All the while a Division I assistant was keeping tabs. Kevin Patrick, the defensive line coach at South Florida, had lived a half hour north of Deerfield Beach and remembered talk of an athletic basketball player who took up football late in high school before heading to junior college. Says Patrick, who weathered Kansas blizzards to lure Pierre-Paul back to the Sunshine State, "You keep track of those guys."
Pierre-Paul joined Patrick and the Bulls just two weeks before their 2009 opener, but it didn't take long for him to turn heads. In his first drill he put a blocker on his ear. Pierre-Paul got his first start in the third game of the season and a week later keyed an upset of No. 18 Florida State with a sack, a forced fumble and three tackles for loss. Soon the word spread.
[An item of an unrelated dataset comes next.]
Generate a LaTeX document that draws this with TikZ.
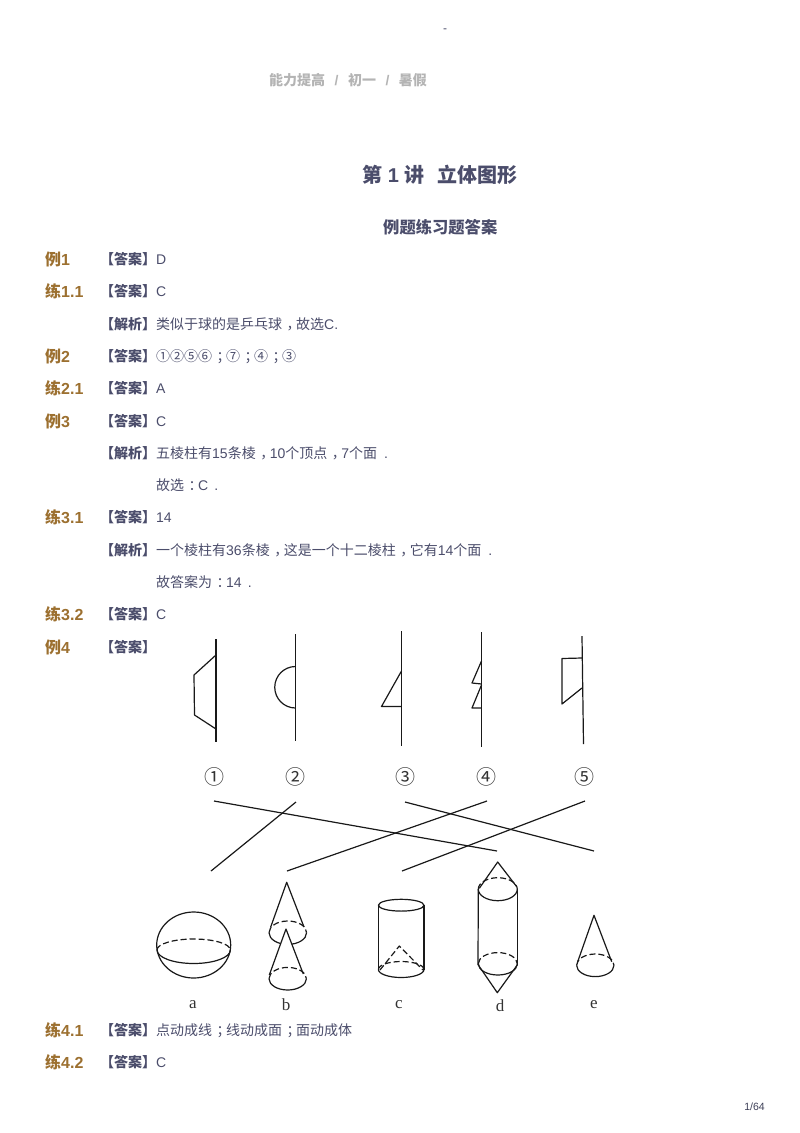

Pierre-Paul began popping up on draftniks' big boards, creeping ever higher, on the strength of his All--Big East season (he had 16½ tackles for loss) as well as the prospect of what the novice could become.
And so, less than five months after arriving on campus, Pierre-Paul entered the NFL draft. He watched the selections surrounded by family at a Miami Beach hotel. When the call came welcoming him to the Giants as South Florida's highest-ever pick, he didn't have to say a thing to Marie. She just grabbed a handkerchief and dried her son's eyes.
A FEW WEEKS AFTER THE WIN IN DALLAS THE COMPARISONS became inevitable. Here was another once-dead-in-the-water Giants team on a late-season upswing, revived by a dominant pass rush. A chorus of fans and media began likening this year's team to the one that four years earlier had used its Michael Strahan--led front to slay the perfect Patriots. At times this year's D-line, though often slowed by injuries, could be even more dangerous. Defensive coordinator Perry Fewell's chaotic NASCAR package, employing Pierre-Paul, Mathias Kiwanuka, Justin Tuck and Umenyiora on the line, left opponents to pick their poison. "You can't double everybody," coach Tom Coughlin said. "It gives us a chance to play some Giants football."
The team's narrative sounded familiar, but Pierre-Paul's circumstances were drastically different. He was 19 and at a California junior college when the Giants won Super Bowl XLII. Now he's potentially the next member of Big Blue's pass rusher pantheon, maintaining the legacy of Strahan et al. He's the inspiration for a fan repurposing an old Naughty By Nature song into You Down With J.P.P. He's the reason number 90 jerseys are a growing staple of MetLife Stadium crowds. His five-year, $20 million contract has put his parents in the market for a new home, one with a grand master bedroom and safer surroundings.
Yet some things remain unchanged. Pierre-Paul still calls Marie after every game to say he's O.K. And at age 23, with just six seasons of gridiron experience, he's still learning the game. Ten days before the Super Bowl, Pierre-Paul offered a reminder. When a reporter suggested that many second-year players would be wide-eyed facing Tom Brady on such a grand stage, Pierre-Paul, who had never so much as watched a Super Bowl, shrugged it off.
"Me not knowing anything about my opponents is a great thing," he said. "I just play."